Work to complete
Restate each line of the listing exactly, without carrying over any pictures.

Stored data
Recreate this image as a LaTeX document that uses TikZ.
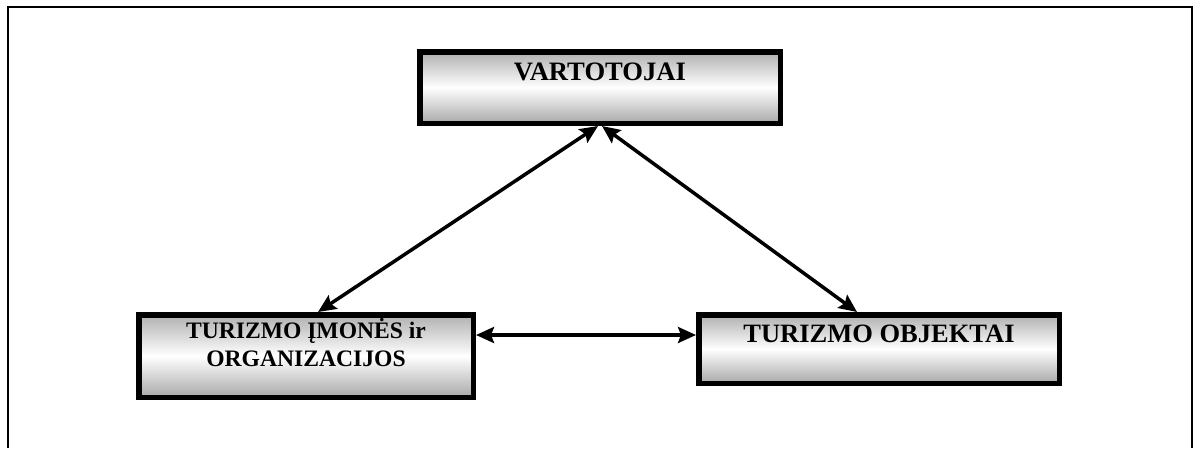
\documentclass[tikz,border=0pt]{standalone}
\usepackage{fontspec}
\setmainfont{Liberation Serif}
\usetikzlibrary{arrows.meta}

\tikzset{
  blok/.style 2 args={draw=black, line width=5.5pt, top color=gray!62, bottom color=gray!68,
    middle color=white, minimum width=#1, minimum height=#2, inner sep=0pt},
  zodis/.style={font=\bfseries\fontsize{#1}{28}\selectfont, inner sep=0pt, align=center},
  rysys/.style={line width=3.5pt, {Stealth[length=18pt,width=16pt,inset=3pt]}-{Stealth[length=18pt,width=16pt,inset=3pt]}}
}

\begin{document}
\begin{tikzpicture}[x=1pt, y=-1pt]
  \useasboundingbox (0,0) rectangle (1199,448);
  % remelis
  \draw[line width=2pt] (8,448) -- (8,7) -- (1192,7) -- (1192,448);

  \node[blok={360.5pt}{71.5pt}] (vart) at (600,87.5) {};
  \node[blok={334.5pt}{82.5pt}] (imon) at (306,356) {};
  \node[blok={360.5pt}{68.5pt}] (obj) at (879,349) {};

  \node[zodis=26.6, anchor=base] (vartT) at ([yshift=-31pt]vart.north) {VARTOTOJAI};
  \node[zodis=23.6, anchor=base] (imonT) at ([yshift=-54pt]imon.north) {TURIZMO ĮMONĖS ir\\ORGANIZACIJOS};
  \node[zodis=26.5, anchor=base] (objT) at ([yshift=-30pt]obj.north) {TURIZMO OBJEKTAI};

  \draw[rysys] ([xshift=-2pt]vart.south) -- ([xshift=12pt]imon.north);
  \draw[rysys] ([xshift=2pt]vart.south) -- ([xshift=-22pt]obj.north);
  \draw[rysys] ([yshift=21pt]imon.east) -- ([yshift=21pt]imon.east -| obj.west);
\end{tikzpicture}
\end{document}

Output
Recreate this image as a LaTeX document that uses TikZ.
\documentclass[tikz,border=0pt]{standalone}
\usepackage{fontspec}
\setmainfont{Liberation Serif}
\usetikzlibrary{arrows.meta}

\tikzset{
  blok/.style 2 args={draw=black, line width=5.5pt, top color=gray!62, bottom color=gray!68,
    middle color=white, minimum width=#1, minimum height=#2, inner sep=0pt},
  zodis/.style={font=\bfseries\fontsize{#1}{28}\selectfont, inner sep=0pt, align=center},
  rysys/.style={line width=3.5pt, {Stealth[length=18pt,width=16pt,inset=3pt]}-{Stealth[length=18pt,width=16pt,inset=3pt]}}
}

\begin{document}
\begin{tikzpicture}[x=1pt, y=-1pt]
  \useasboundingbox (0,0) rectangle (1199,448);
  % remelis
  \draw[line width=2pt] (8,448) -- (8,7) -- (1192,7) -- (1192,448);

  \node[blok={360.5pt}{71.5pt}] (vart) at (600,87.5) {};
  \node[blok={334.5pt}{82.5pt}] (imon) at (306,356) {};
  \node[blok={360.5pt}{68.5pt}] (obj) at (879,349) {};

  \node[zodis=26.6, anchor=base] (vartT) at ([yshift=-31pt]vart.north) {VARTOTOJAI};
  \node[zodis=23.6, anchor=base] (imonT) at ([yshift=-54pt]imon.north) {TURIZMO ĮMONĖS ir\\ORGANIZACIJOS};
  \node[zodis=26.5, anchor=base] (objT) at ([yshift=-30pt]obj.north) {TURIZMO OBJEKTAI};

  \draw[rysys] ([xshift=-2pt]vart.south) -- ([xshift=12pt]imon.north);
  \draw[rysys] ([xshift=2pt]vart.south) -- ([xshift=-22pt]obj.north);
  \draw[rysys] ([yshift=21pt]imon.east) -- ([yshift=21pt]imon.east -| obj.west);
\end{tikzpicture}
\end{document}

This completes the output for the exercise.